Exercise task
Extract the lines from the first one in the records below through the line containing "const legendColors = ['#62a43b', '#f39c0e', '#8fbdd8'];", keeping both ends and leaving out any pictures.

═════ Given information ═════

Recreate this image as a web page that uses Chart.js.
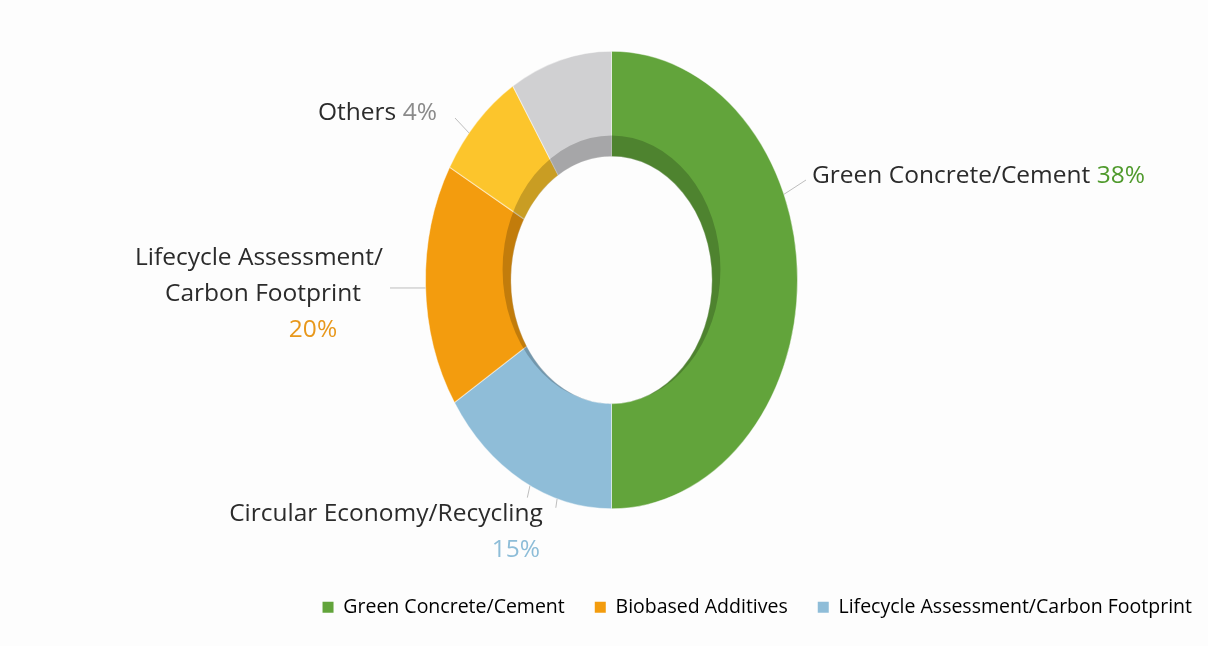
<!DOCTYPE html>
<html lang="en">
<head>
  <meta charset="UTF-8">
  <title>Research focus share</title>
  <script src="https://cdn.jsdelivr.net/npm/chart.js"></script>
  <style>
    html, body { margin: 0; padding: 0; background: #fdfdfd; }
    .wrap { width: 1208px; height: 646px; position: relative; }
  </style>
</head>
<body>
  <div class="wrap"><canvas id="donut"></canvas></div>

<script>
  // slices, clockwise from 12 o'clock (share of the ring as drawn)
  const sliceNames  = ['Green Concrete/Cement', 'Circular Economy/Recycling', 'Lifecycle Assessment/Carbon Footprint', 'Others', 'Unlabelled'];
  const sliceShares = [50, 16.0, 17.2, 7.9, 8.9];
  const sliceColors = ['#62a43b', '#8fbdd8', '#f39c0e', '#fcc52c', '#d0d0d2'];

  // callout text and printed percentages
  const calloutText = [['Green Concrete/Cement'], ['Circular Economy/Recycling'], ['Lifecycle Assessment/', 'Carbon Footprint'], ['Others'], []];
  const calloutPct  = ['38%', '15%', '20%', '4%', ''];
  const pctColors   = ['#4f9a2c', '#8dbdd8', '#e8981c', '#8a8a8a', '#8a8a8a'];

  // legend (as printed under the chart)
  const legendNames  = ['Green Concrete/Cement', 'Biobased Additives', 'Lifecycle Assessment/Carbon Footprint'];
  const legendColors = ['#62a43b', '#f39c0e', '#8fbdd8'];

  // look & placement
  const STRETCH  = 1.23;   // ring is drawn as a tall ellipse
  const CENTER_Y = 280;
  const FONT = "'Open Sans', 'Noto Sans', sans-serif";
  const layout = [
    { ticks: [[68, 806, 180]], lines: [[812, 176, 'left']], pct: 'inline' },
    { ticks: [[206, 0, 12], [197, 0, 9]], lines: [[386, 514, 'center']], pct: [540, 550, 'right'] },
    { ticks: [[268, 390, null]], lines: [[259, 258, 'center'], [263, 294, 'center']], pct: [313, 330, 'center'] },
    { ticks: [[310, 455, 118]], lines: [[318, 113, 'left']], pct: 'inline' },
    { ticks: [], lines: [], pct: null }
  ];

  // point on the (stretched) outer edge at a clockwise angle from the top
  function edgePoint(arc, deg) {
    const a = deg * Math.PI / 180;
    return [arc.x + arc.outerRadius * Math.sin(a), CENTER_Y - arc.outerRadius * Math.cos(a) * STRETCH];
  }

  const ellipse = {
    id: 'ellipse',
    beforeDatasetsDraw(chart) {
      const arc = chart.getDatasetMeta(0).data[0];
      const ctx = chart.ctx;
      ctx.save();
      ctx.translate(arc.x, CENTER_Y);
      ctx.scale(1, STRETCH);
      ctx.translate(-arc.x, -arc.y);
    },
    afterDatasetsDraw(chart) {
      const arc = chart.getDatasetMeta(0).data[0];
      const ctx = chart.ctx;
      // inner wall shading (crescent along the top of the hole)
      const ri = arc.innerRadius, shift = 8.5;
      ctx.beginPath();
      ctx.arc(arc.x, arc.y - shift, ri + shift, 0, Math.PI * 2);
      ctx.arc(arc.x, arc.y, ri, 0, Math.PI * 2);
      ctx.fillStyle = 'rgba(0,0,0,0.2)';
      ctx.fill('evenodd');
      ctx.restore();
    },
    afterDraw(chart) {
      const arc = chart.getDatasetMeta(0).data[0];
      const ctx = chart.ctx;
      ctx.save();
      ctx.strokeStyle = '#bdbdbd';
      ctx.lineWidth = 1;
      ctx.font = '24.5px ' + FONT;
      ctx.textBaseline = 'middle';
      layout.forEach((lay, i) => {
        lay.ticks.forEach(t => {
          const [sx, sy] = edgePoint(arc, t[0]);
          let ex, ey;
          if (t[1] === 0) {            // short outward tick
            const a = t[0] * Math.PI / 180;
            ex = sx + t[2] * Math.sin(a) * 0.5; ey = sy + t[2];
          } else {
            ex = t[1]; ey = t[2] === null ? sy : t[2];
          }
          ctx.beginPath(); ctx.moveTo(sx, sy); ctx.lineTo(ex, ey); ctx.stroke();
        });
        calloutText[i].forEach((txt, j) => {
          const [x, y, align] = lay.lines[j];
          ctx.textAlign = align;
          ctx.fillStyle = '#2b2b2b';
          ctx.fillText(txt, x, y);
          if (lay.pct === 'inline') {
            ctx.textAlign = 'left';
            ctx.fillStyle = pctColors[i];
            ctx.fillText(calloutPct[i], x + ctx.measureText(txt + ' ').width, y);
          }
        });
        if (lay.pct && lay.pct !== 'inline') {
          ctx.textAlign = lay.pct[2];
          ctx.fillStyle = pctColors[i];
          ctx.fillText(calloutPct[i], lay.pct[0], lay.pct[1]);
        }
      });
      ctx.restore();
    }
  };

  new Chart(document.getElementById('donut'), {
    type: 'doughnut',
    data: {
      labels: sliceNames,
      datasets: [{
        data: sliceShares,
        backgroundColor: sliceColors,
        borderColor: 'rgba(255,255,255,0.45)',
        borderWidth: 1,
        radius: 186,
        clip: false
      }]
    },
    options: {
      responsive: true,
      maintainAspectRatio: false,
      animation: false,
      cutout: '54%',
      layout: { padding: { left: 15, right: -14, top: 0, bottom: 19 } },
      plugins: {
        tooltip: { enabled: false },
        legend: {
          position: 'bottom',
          align: 'end',
          labels: {
            boxWidth: 11,
            boxHeight: 11,
            padding: 30,
            color: '#3a3a3a',
            font: { family: FONT, size: 19.5 },
            generateLabels: () => legendNames.map((t, i) => ({
              text: t, fillStyle: legendColors[i], strokeStyle: legendColors[i], lineWidth: 0, hidden: false, index: i
            }))
          }
        }
      }
    },
    plugins: [ellipse]
  });
</script>
</body>
</html>
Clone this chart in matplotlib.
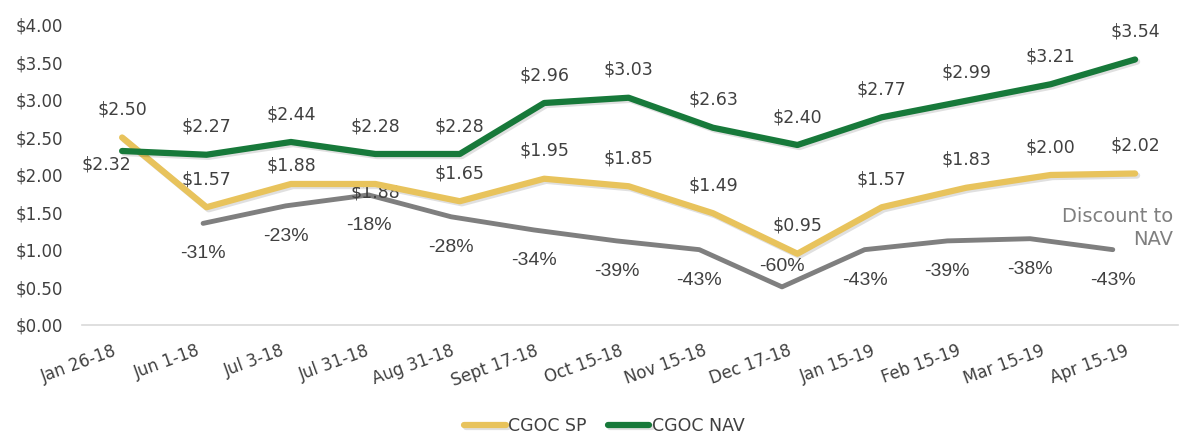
import matplotlib
matplotlib.use("Agg")
import matplotlib.pyplot as plt
import matplotlib.patheffects as pe
import matplotlib.transforms as mtransforms

# --- Data ---
dates = ['Jan 26-18', 'Jun 1-18', 'Jul 3-18', 'Jul 31-18', 'Aug 31-18', 'Sept 17-18',
         'Oct 15-18', 'Nov 15-18', 'Dec 17-18', 'Jan 15-19', 'Feb 15-19', 'Mar 15-19',
         'Apr 15-19']
nav = [2.32, 2.27, 2.44, 2.28, 2.28, 2.96, 3.03, 2.63, 2.40, 2.77, 2.99, 3.21, 3.54]
sp = [2.50, 1.57, 1.88, 1.88, 1.65, 1.95, 1.85, 1.49, 0.95, 1.57, 1.83, 2.00, 2.02]
# discount to NAV starts at Jun 1-18
discount = [-31, -23, -18, -28, -34, -39, -43, -60, -43, -39, -38, -43]

GREEN = '#17793a'
YELLOW = '#e8c35c'
GREY = '#7f7f7f'
TXT = '#404040'

fig = plt.figure(figsize=(11.9, 4.48), dpi=100)
pos = [0.069, 0.2746, 0.921, 0.6696]
ax = fig.add_axes(pos)

x = list(range(len(dates)))
shadow = [pe.SimpleLineShadow(offset=(1.5, -1.5), alpha=0.12), pe.Normal()]

ax.plot(x, sp, color=YELLOW, lw=4.5, solid_capstyle='round', label='CGOC SP',
        path_effects=shadow, zorder=3)
ax.plot(x, nav, color=GREEN, lw=4.5, solid_capstyle='round', label='CGOC NAV',
        path_effects=shadow, zorder=4)

# NAV labels (above, first one to the left)
for i, v in enumerate(nav):
    if i == 0:
        ax.annotate(f'${v:.2f}', (i, v), xytext=(-11, -10), textcoords='offset points',
                    ha='center', va='center', fontsize=12.5, color=TXT)
    else:
        ax.annotate(f'${v:.2f}', (i, v), xytext=(0, 20), textcoords='offset points',
                    ha='center', va='center', fontsize=12.5, color=TXT)

sp_dy = [20] * len(sp)
sp_dy[2] = 13
sp_dy[3] = -6
for i, v in enumerate(sp):
    ax.annotate(f'${v:.2f}', (i, v), xytext=(0, sp_dy[i]), textcoords='offset points',
                ha='center', va='center', fontsize=12.5, color=TXT, zorder=2)

ax.set_xlim(-0.474, 12.51)
ax.set_ylim(0, 4)
ax.set_yticks([0, 0.5, 1, 1.5, 2, 2.5, 3, 3.5, 4])
ax.set_yticklabels([f'${t:.2f}' for t in ax.get_yticks()])
ax.set_xticks(x)
ax.set_xticklabels(dates, rotation=20, ha='right', rotation_mode='anchor')
ax.tick_params(axis='both', length=0, labelsize=12, labelcolor=TXT)
ax.tick_params(axis='x', pad=12)
ax.tick_params(axis='y', pad=14)
shift = mtransforms.ScaledTranslation(-7 / 72, 0, fig.dpi_scale_trans)
for lab in ax.get_xticklabels():
    lab.set_transform(lab.get_transform() + shift)
for s in ['top', 'right', 'left']:
    ax.spines[s].set_visible(False)
ax.spines['bottom'].set_color('#d9d9d9')
ax.spines['bottom'].set_linewidth(1.2)

# Discount line on its own overlaid axes
ax2 = fig.add_axes(pos, frameon=False)
xd = list(range(1, len(dates)))
ax2.plot(xd, discount, color=GREY, lw=3.5, solid_capstyle='round', zorder=2)
pct_dy = [-22] * len(discount)
pct_dy[7] = 15
for xi, d, dy in zip(xd, discount, pct_dy):
    ax2.annotate(f'{d}%', (xi, d), xytext=(0, dy), textcoords='offset points',
                 ha='center', va='center', fontsize=14, color=TXT,
                 family='Liberation Sans')
ax2.set_xlim(-0.463, 12.79)
ax2.set_ylim(-77.4, 59.6)
ax2.set_xticks([])
ax2.set_yticks([])
ax2.set_zorder(ax.get_zorder() - 1)
ax.patch.set_visible(False)

fig.text(0.986, 0.491, 'Discount to\nNAV', ha='right', va='center', color=GREY,
         fontsize=14, linespacing=1.3)

ax.legend(loc='lower center', bbox_to_anchor=(0.508, -0.005), bbox_transform=fig.transFigure,
          ncol=2, frameon=False, fontsize=12.5, handlelength=2.4, handletextpad=0.15,
          columnspacing=1.2, labelcolor=TXT)

fig.savefig('out.png', dpi=100)
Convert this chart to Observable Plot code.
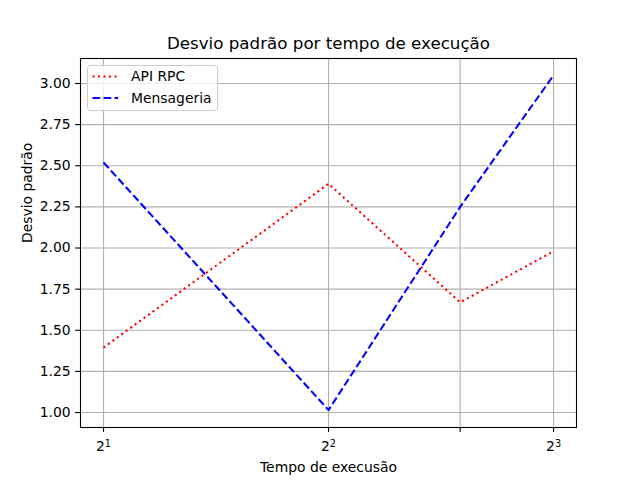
<!DOCTYPE html>
<html>
<head>
<meta charset="utf-8">
<script src="https://cdn.jsdelivr.net/npm/d3@7"></script>
<script src="https://cdn.jsdelivr.net/npm/@observablehq/plot@0.6"></script>
<style>
  body { margin: 0; background: #fff; }
</style>
</head>
<body>
<div id="chart"></div>
<script>
const tempos = [2, 4, 6, 8];
const apiRpc = [1.395, 2.39, 1.67, 1.98];
const mensageria = [2.52, 1.015, 2.25, 3.05];
const seriesNames = ["API RPC", "Mensageria"];
const xTicks = [2, 4, 6, 8];
const xTickBase = ["2", "2", "", "2"];
const xTickExp = ["1", "2", "", "3"];
const yTicks = [1.00, 1.25, 1.50, 1.75, 2.00, 2.25, 2.50, 2.75, 3.00];
const titleText = "Desvio padrão por tempo de execução";
const xLabel = "Tempo de execusão";
const yLabel = "Desvio padrão";

const rows = [];
tempos.forEach((t, i) => rows.push({t, v: apiRpc[i], s: seriesNames[0]}));
tempos.forEach((t, i) => rows.push({t, v: mensageria[i], s: seriesNames[1]}));

const FONT = "DejaVu Sans";
const FS = 13.9;
const LW = 2.08;
const dotted = `${LW},${1.65 * LW}`;
const dashed = `${3.7 * LW},${1.6 * LW}`;

const plot = Plot.plot({
  width: 640,
  height: 480,
  marginLeft: 80,
  marginRight: 64,
  marginTop: 58,
  marginBottom: 53,
  style: {fontFamily: FONT, fontSize: FS + "px", background: "#fff", color: "#000"},
  x: {type: "log", base: 2, domain: [1.863, 8.586]},
  y: {domain: [0.909, 3.152]},
  marks: [
    Plot.gridX(xTicks, {stroke: "#b0b0b0", strokeOpacity: 1, strokeWidth: 1.1}),
    Plot.gridY(yTicks, {stroke: "#b0b0b0", strokeOpacity: 1, strokeWidth: 1.1}),
    Plot.lineY(rows.filter(d => d.s === seriesNames[0]), {x: "t", y: "v", stroke: "red", strokeWidth: LW, strokeDasharray: dotted, strokeLinecap: "butt"}),
    Plot.lineY(rows.filter(d => d.s === seriesNames[1]), {x: "t", y: "v", stroke: "blue", strokeWidth: LW, strokeDasharray: dashed, strokeLinecap: "butt"}),
    Plot.frame({stroke: "#000", strokeWidth: 1.1}),
    Plot.axisX({ticks: xTicks, tickFormat: d => xTickBase[xTicks.indexOf(d)] + "|" + xTickExp[xTicks.indexOf(d)], tickSize: 4.9, tickPadding: 9, fontSize: FS, label: null, stroke: "#000", strokeWidth: 1.1}),
    Plot.axisY({ticks: yTicks, tickFormat: d => d.toFixed(2), tickSize: 4.9, tickPadding: 4.9, fontSize: FS, label: null, stroke: "#000", strokeWidth: 1.1}),
    Plot.text([titleText], {frameAnchor: "top", text: d => d, lineAnchor: "bottom", dy: -10, fontSize: 16.7, fill: "#000"}),
    Plot.text([xLabel], {frameAnchor: "bottom", text: d => d, lineAnchor: "middle", dy: 40, fontSize: FS, fill: "#000"}),
    Plot.text([yLabel], {frameAnchor: "left", text: d => d, rotate: -90, lineAnchor: "middle", dx: -53, fontSize: FS, fill: "#000"})
  ]
});

const svg = d3.select(plot);

// Rebuild x tick labels as base + superscript exponent
svg.selectAll("g[aria-label='x-axis tick label'] text").each(function() {
  const t = d3.select(this);
  const parts = t.text().split("|");
  t.text(null);
  if (!parts[0]) return;
  t.append("tspan").text(parts[0]);
  t.append("tspan").attr("font-size", FS * 0.7).attr("dy", "-0.45em").text(parts[1]);
});

// Legend (upper left, matplotlib style)
const lg = svg.append("g").attr("text-anchor", "start");
lg.append("rect")
  .attr("x", 87.5).attr("y", 65.5).attr("width", 130).attr("height", 45)
  .attr("rx", 3).attr("ry", 3)
  .attr("fill", "#fff").attr("fill-opacity", 0.8)
  .attr("stroke", "#cccccc").attr("stroke-width", 1);
const legendStyles = [
  {color: "red", dash: dotted},
  {color: "blue", dash: dashed}
];
seriesNames.forEach((name, i) => {
  const y = 76.5 + i * 21.5;
  lg.append("line")
    .attr("x1", 92.5).attr("x2", 118).attr("y1", y).attr("y2", y)
    .attr("stroke", legendStyles[i].color).attr("stroke-width", LW)
    .attr("stroke-dasharray", legendStyles[i].dash);
  lg.append("text")
    .attr("x", 131).attr("y", y).attr("dy", "0.35em")
    .attr("font-family", FONT).attr("font-size", FS).attr("fill", "#000")
    .text(name);
});

document.getElementById("chart").appendChild(plot);
</script>
</body>
</html>
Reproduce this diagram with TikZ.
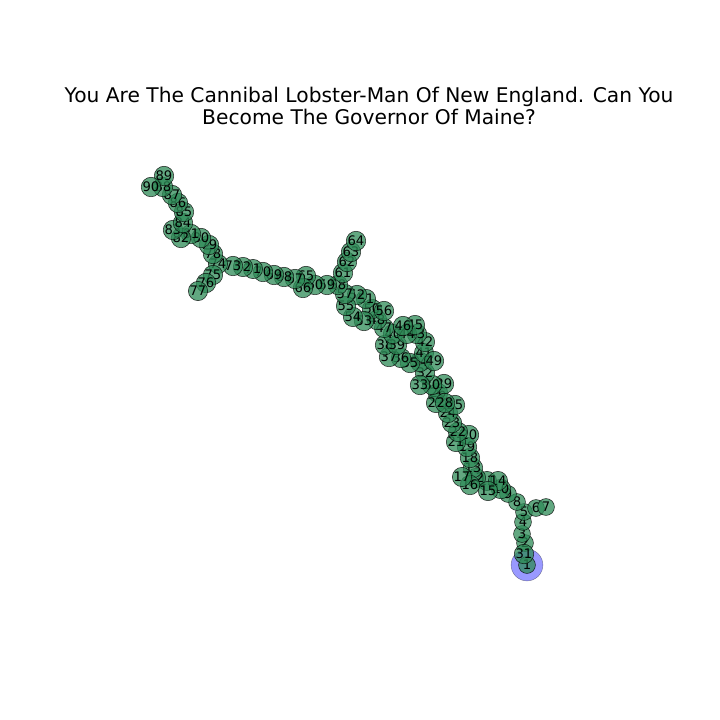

═════

Task result
Recreate this image as a web page that uses Chart.js.
<!DOCTYPE html>
<html lang="en">
<head>
  <meta charset="UTF-8">
  <title>Research focus share</title>
  <script src="https://cdn.jsdelivr.net/npm/chart.js"></script>
  <style>
    html, body { margin: 0; padding: 0; background: #fdfdfd; }
    .wrap { width: 1208px; height: 646px; position: relative; }
  </style>
</head>
<body>
  <div class="wrap"><canvas id="donut"></canvas></div>

<script>
  // slices, clockwise from 12 o'clock (share of the ring as drawn)
  const sliceNames  = ['Green Concrete/Cement', 'Circular Economy/Recycling', 'Lifecycle Assessment/Carbon Footprint', 'Others', 'Unlabelled'];
  const sliceShares = [50, 16.0, 17.2, 7.9, 8.9];
  const sliceColors = ['#62a43b', '#8fbdd8', '#f39c0e', '#fcc52c', '#d0d0d2'];

  // callout text and printed percentages
  const calloutText = [['Green Concrete/Cement'], ['Circular Economy/Recycling'], ['Lifecycle Assessment/', 'Carbon Footprint'], ['Others'], []];
  const calloutPct  = ['38%', '15%', '20%', '4%', ''];
  const pctColors   = ['#4f9a2c', '#8dbdd8', '#e8981c', '#8a8a8a', '#8a8a8a'];

  // legend (as printed under the chart)
  const legendNames  = ['Green Concrete/Cement', 'Biobased Additives', 'Lifecycle Assessment/Carbon Footprint'];
  const legendColors = ['#62a43b', '#f39c0e', '#8fbdd8'];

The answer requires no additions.